Roughly speaking, many quantum algorithms that obtain large speed increases proceed by solving a very general problem (the Hidden subgroup problem). In particular, Factoring and the Discrete Logarithm problem can both be phrased as HSP instances and then solved in (quantum) polynomial time. Can lattice-based encryption be phrased as an HSP instance? The answer is (perhaps surprisingly, given the claimed quantum security) yes.
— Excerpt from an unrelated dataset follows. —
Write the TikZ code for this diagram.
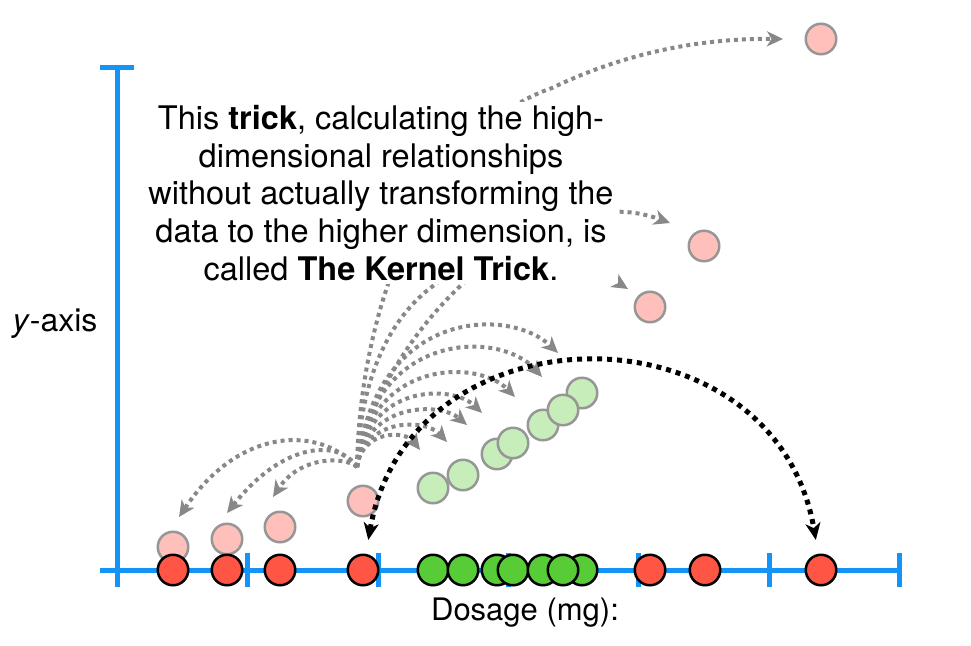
\documentclass[tikz,border=0pt]{standalone}
\usepackage{fontspec}
\setmainfont{TeX Gyre Heros}
\usetikzlibrary{arrows.meta}
\definecolor{axisblue}{RGB}{20,148,246}
\definecolor{redfill}{RGB}{255,85,68}
\definecolor{greenfill}{RGB}{87,204,54}
\definecolor{pinkfill}{RGB}{255,192,188}
\definecolor{lgreenfill}{RGB}{199,238,186}
\definecolor{grayedge}{RGB}{150,150,150}
\definecolor{arrowgray}{RGB}{136,136,136}
\begin{document}
\begin{tikzpicture}[x=1pt,y=-1pt,
  axisline/.style={draw=axisblue,line width=5pt},
  dot/.style={circle,minimum size=30.5pt,inner sep=0pt,line width=2.5pt},
  redpt/.style={dot,draw=black,fill=redfill},
  greenpt/.style={dot,draw=black,fill=greenfill},
  pinkpt/.style={dot,draw=grayedge,fill=pinkfill},
  lgreenpt/.style={dot,draw=grayedge,fill=lgreenfill},
  grayarrow/.style={draw=arrowgray,line width=4pt,dash pattern=on 4pt off 4pt,
    -{Stealth[length=16pt,width=15pt,inset=4.5pt]}},
  blackarrow/.style={draw=black,line width=5pt,dash pattern=on 5pt off 5pt,
    {Stealth[length=17pt,width=15pt,inset=5pt]}-{Stealth[length=17pt,width=15pt,inset=5pt]}},
  bigtext/.style={font=\fontsize{32.5}{37.75}\selectfont}
]
\useasboundingbox (0,0) rectangle (971,645);

% axes
\draw[axisline] (117,587) -- (117,67);
\draw[axisline] (100,67) -- (134,67);
\draw[axisline] (100,570) -- (900,570);
\foreach \x in {247,378,508,638,769,899}
  \draw[axisline] (\x,553) -- (\x,587);

% source point of the gray arrows and their tips
\coordinate (src) at (357,467);
\coordinate (tp1) at (179,517);
\coordinate (tp2) at (227,513);
\coordinate (tp3) at (273,497);
\coordinate (tg1) at (420,450);
\coordinate (tg2) at (447,442);
\coordinate (tg3) at (467,425);
\coordinate (tg4) at (482,413);
\coordinate (tg5) at (515,397);
\coordinate (tg6) at (542,377);
\coordinate (tg7) at (558,353);
\coordinate (tp5) at (628,289);
\coordinate (tp6) at (670,223);
\coordinate (tp7) at (783,39);

% gray dotted arrows
\draw[grayarrow] (src) .. controls (320,426) and (240,426) .. (tp1);
\draw[grayarrow] (src) .. controls (340,440) and (285,440) .. (tp2);
\draw[grayarrow] (src) .. controls (345,456) and (300,456) .. (tp3);
\draw[grayarrow] (src) .. controls (362,430) and (405,430) .. (tg1);
\draw[grayarrow] (src) .. controls (364,418) and (425,418) .. (tg2);
\draw[grayarrow] (src) .. controls (366,402) and (440,402) .. (tg3);
\draw[grayarrow] (src) .. controls (367,384) and (452,384) .. (tg4);
\draw[grayarrow] (src) .. controls (370,359) and (478,359) .. (tg5);
\draw[grayarrow] (src) .. controls (372,330) and (500,330) .. (tg6);
\draw[grayarrow] (src) .. controls (375,307) and (510,307) .. (tg7);
\draw[grayarrow] (src) .. controls (365,250) and (525,225) .. (tp5);
\draw[grayarrow] (src) .. controls (380,330) and (540,175) .. (tp6);
\draw[grayarrow] (src) .. controls (360,300) and (430,130) .. (552,88)
  .. controls (610,60) and (685,38) .. (tp7);

% text block
\node[bigtext,fill=white,inner sep=3pt,align=center] (txt) at (381,193)
  {This \textbf{trick}, calculating the high-\\dimensional relationships\\without actually transforming the\\data to the higher dimension, is\\called \textbf{The Kernel Trick}.};

% labels
\node[font=\fontsize{32}{38}\selectfont,anchor=base] (ylab) at (55,331) {\textit{y}-axis};
\node[font=\fontsize{31}{37}\selectfont,anchor=base] (xlab) at (525,620) {Dosage (mg):};

% lifted points
\node[pinkpt] (P1) at (173,547) {};
\node[pinkpt] (P2) at (227,539) {};
\node[pinkpt] (P3) at (280,527) {};
\node[pinkpt] (P4) at (363,501) {};
\node[pinkpt] (P5) at (650,307) {};
\node[pinkpt] (P6) at (704,246) {};
\node[pinkpt] (P7) at (821,39) {};
\node[lgreenpt] (L1) at (433,488) {};
\node[lgreenpt] (L2) at (463,475) {};
\node[lgreenpt] (L3) at (497,454) {};
\node[lgreenpt] (L4) at (513,443) {};
\node[lgreenpt] (L5) at (543,425) {};
\node[lgreenpt] (L7) at (582,393) {};
\node[lgreenpt] (L6) at (563,410) {};

% points on the axis
\node[redpt] (R1) at (173,570) {};
\node[redpt] (R2) at (227,570) {};
\node[redpt] (R3) at (280,570) {};
\node[redpt] (R4) at (363,570) {};
\node[redpt] (R5) at (650,570) {};
\node[redpt] (R6) at (705,570) {};
\node[redpt] (R7) at (821,570) {};
\node[greenpt] (G1) at (433,570) {};
\node[greenpt] (G2) at (463,570) {};
\node[greenpt] (G3) at (497,570) {};
\node[greenpt] (G4) at (513,570) {};
\node[greenpt] (G5) at (543,570) {};
\node[greenpt] (G7) at (582,570) {};
\node[greenpt] (G6) at (563,570) {};

% black double arrow
\draw[blackarrow,shorten <=14pt,shorten >=14pt] (R4) .. controls (410,302) and (775,302) .. (R7);
\end{tikzpicture}
\end{document}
HSP instances are parameterzed by a choice of group \(G\). The HSP instances we know how to solve efficiently are mostly over abelian groups \(G\). Lattice-based encryption can be phrased as an HSP over a non-abelian group (the Dihedral group). There are some reasons to think this abelian/non-abelian difference should be a structural “switching point” in the complexity of the problem (the HSP heavily relies on the quantum fourier transform, and fourier transforms are much nicer over abelian groups).

That all being said, there is nothing stopping someone from giving a quantum attack on LWE tomorrow, similarly to how there’s nothing stopping someone from giving a linear-time algorithm for SAT tomorrow [⁷]. Such uncertainty is a core part of cryptography.